Gesti estremi e sempre più frequenti, come l'aggressione di docenti da parte di giovanissimi oppure l'utilizzo di coltelli o altri strumenti pericolosi da parte di adolescenti per poter ferire gravemente o addirittura uccidere un proprio compagno di classe, non sono altro che lo specchio di una società che ignora le fragilità di chi cresce, spingendo al massimo l'aspetto della perfomance, dovendo i giovanissimi essere sempre al top e quindi spesso non reggendo il peso della frustrazione, tenuto conto dell'isolamento e dell'iperstimolazione che proviene proprio dal mondo virtuale. Non si tratta di una sola causa ma di tanti fattori di rischio che assieme determinano sempre più conseguenze deleterie.
"C'è un vuoto interiore che non viene nutrito. È un vuoto relazionale (la solitudine pesa moltissimo), è un vuoto di rispecchiamento (lo sguardo dell'altro mi permette di sentirmi visto e sentito), è un vuoto di pensiero (manca l'allenamento all'autoriflessività e al pensiero critico), così sottolinea Alberto Pellai in maniera chiara e dettagliata.

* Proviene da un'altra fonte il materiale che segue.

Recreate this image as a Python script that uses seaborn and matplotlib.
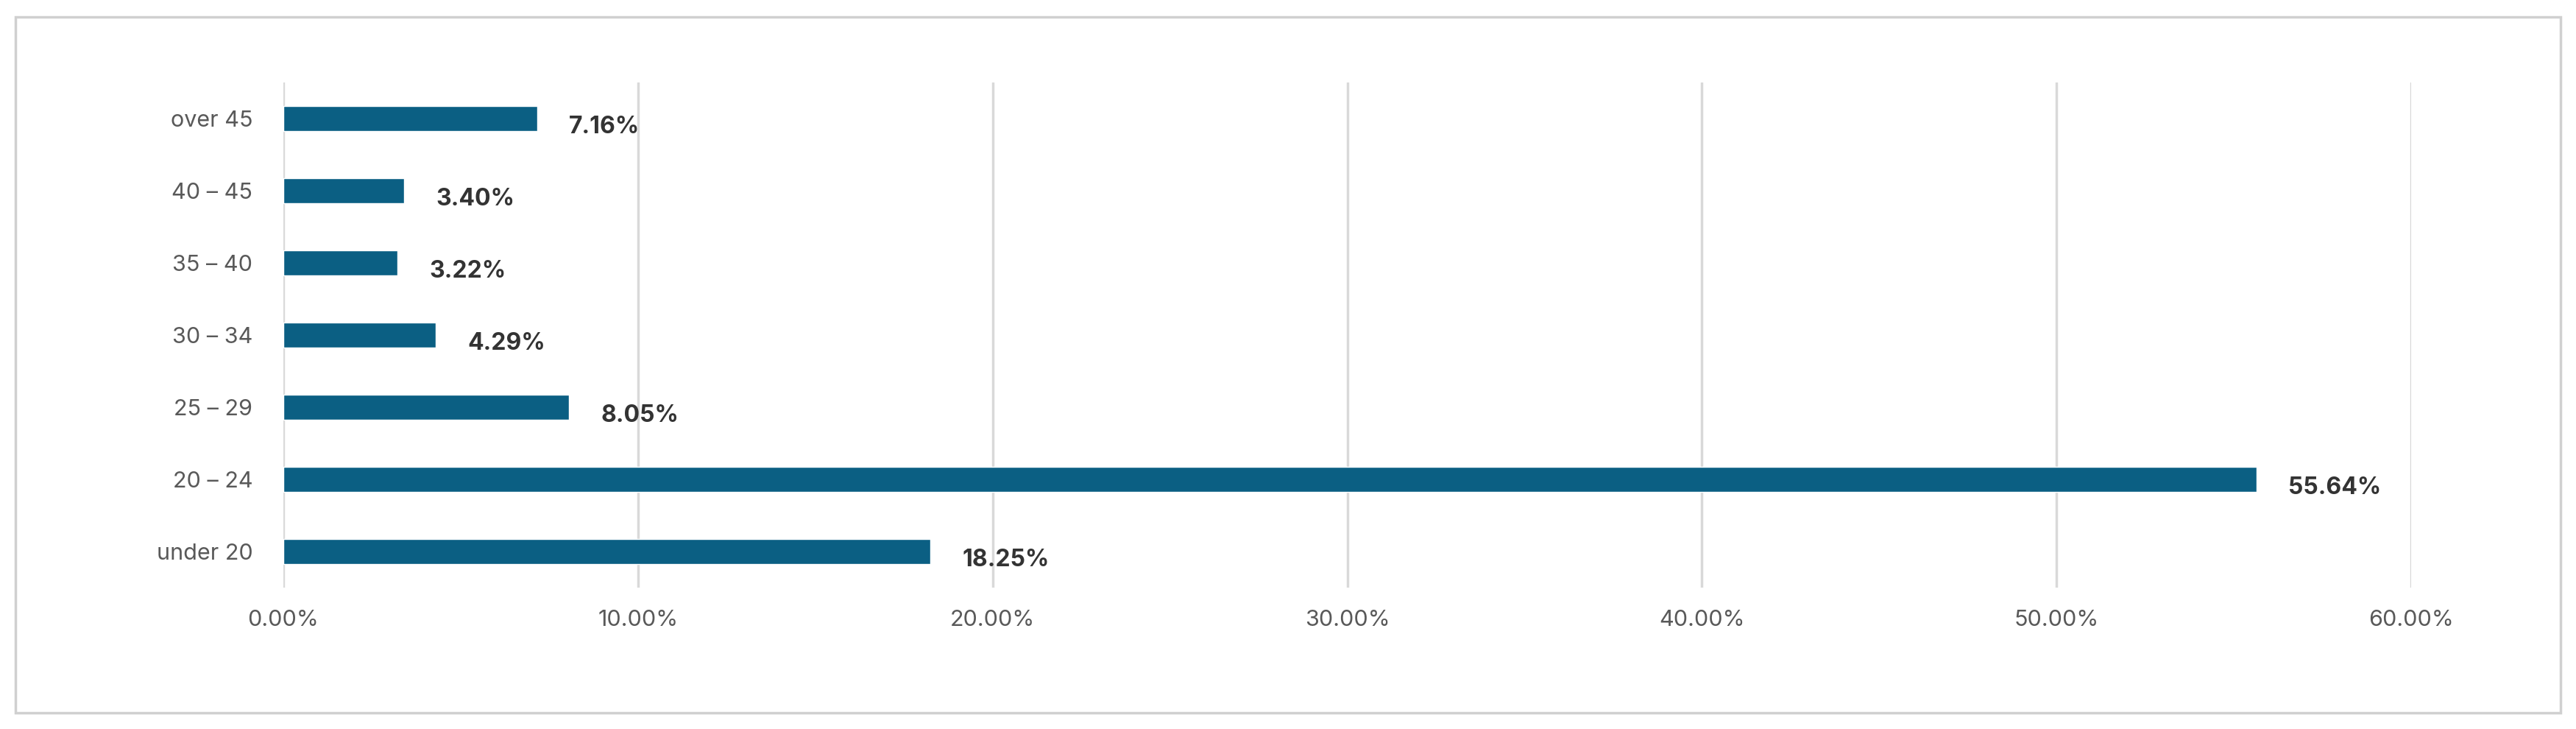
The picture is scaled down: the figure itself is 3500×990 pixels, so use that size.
import matplotlib
matplotlib.use("Agg")
import matplotlib.pyplot as plt
import seaborn as sns
import pandas as pd
from matplotlib.patches import Rectangle

# Data (top to bottom as shown)
age_groups = ["over 45", "40 – 45", "35 – 40", "30 – 34", "25 – 29", "20 – 24", "under 20"]
shares = [7.16, 3.40, 3.22, 4.29, 8.05, 55.64, 18.25]
x_ticks = [0, 10, 20, 30, 40, 50, 60]

df = pd.DataFrame({"age": age_groups, "share": shares})

sns.set_style("white")
plt.rcParams["font.family"] = ["Inter", "DejaVu Sans"]

fig = plt.figure(figsize=(35, 9.9), dpi=100)
ax = fig.add_axes([0.110, 0.194, 0.826, 0.693])

sns.barplot(data=df, x="share", y="age", order=age_groups, color="#0B5F83",
            width=0.35, saturation=1, ax=ax, zorder=3)

ax.set_xlim(0, 60)
ax.set_xticks(x_ticks)
ax.set_xticklabels([f"{t:.2f}%" for t in x_ticks], fontsize=22, color="#595959")
ax.tick_params(axis="y", labelsize=22, labelcolor="#595959", length=0, pad=30)
ax.tick_params(axis="x", length=0, pad=22)
ax.grid(axis="x", color="#d9d9d9", linewidth=2.5, zorder=0)
ax.set_xlabel("")
ax.set_ylabel("")
for s in ax.spines.values():
    s.set_visible(False)

for i, v in enumerate(shares):
    ax.text(v + 0.9, i + 0.12, f"{v:.2f}%", va="center", ha="left",
            fontsize=23, fontweight="bold", color="#333333")

# outer frame
fig.patches.append(Rectangle((0.006, 0.022), 0.988, 0.955, transform=fig.transFigure,
                             fill=False, edgecolor="#d0d0d0", linewidth=2.5))

fig.savefig("out.png", dpi=100, facecolor="white")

Occorre comprendere fino in fondo come per poter costruire la propria identità i giovani devono spostarsi dalla dimensione dell'Io alla dimensione del Noi, tenuto conto che le gratificazioni istantanee e le ideologie sono ben lontane da quegli ideali di bellezza e di cooperazione che solo il relazionarsi con l'altro può far riemergere: si tratta di una un vuoto etico e morale che rischia di inficiare la crescita dei giovanissimi.
Ecco allora il ruolo guida svolto da genitori ed insegnanti che, nella loro veste educativa, devono indicare la giusta strada da percorrere per avere piena consapevolezza di se stessi, non dimenticando mai che nella vita si può anche sbagliare, senza però che ciò rappresenti un fallimento o un insuccesso. Occorre imparare a guardarsi dentro, riscoprendo quelle fragilità che spesso, attraverso un lavoro che richiede tempo e dedizione, possono diventare veri punti di forza.
Necessita quindi una piena consapevolezza di se stessi, senza dover sempre spingere al massimo, tenuto conto che la performance non deve diventare un'ossessione e considerato che i giovanissimi hanno anche il diritto di sbagliare, senza però sentirsi giudicati o considerando quell'insuccesso come un fallimento personale. Le fragilità fanno parte di noi stessi e non bisogna mai vergognarsi della propria sensibilità, non bisogna mai farsi schiacciare dalle proprie paure, considerato che spesso le persone speciali sono quelle capaci di percepire prima qualsiasi forma di disagio ma al contempo hanno anche al loro interno un mondo tutto da scoprire, intriso di bellezza e significato.
Bisogna avere piena consapevolezza che virtuale non è reale e che quei modelli di perfezione assoluta offerti dai social media rappresentano solo una chimera, una visione distorta di una società che predilige la forma e non la sostanza, incapace di discernere l'esteriorità dall'interiorità, sminuendo le velleità dei giovani e mistificando la realtà, confondendo ciò che giusto con ciò che è sbagliato. Questo sovvertimento di valori tende così a disorientare i giovanissimi che si ritrovano a non avere più alcun punto di riferimento: occorre, quindi, ripristinare quell'equilibrio perduto, ristabilendo quei valori guida che permetteranno di porre al centro l'aspetto etico e morale, colmando quel vuoto interiore che alle volte sembra imperare tra i giovanissimi.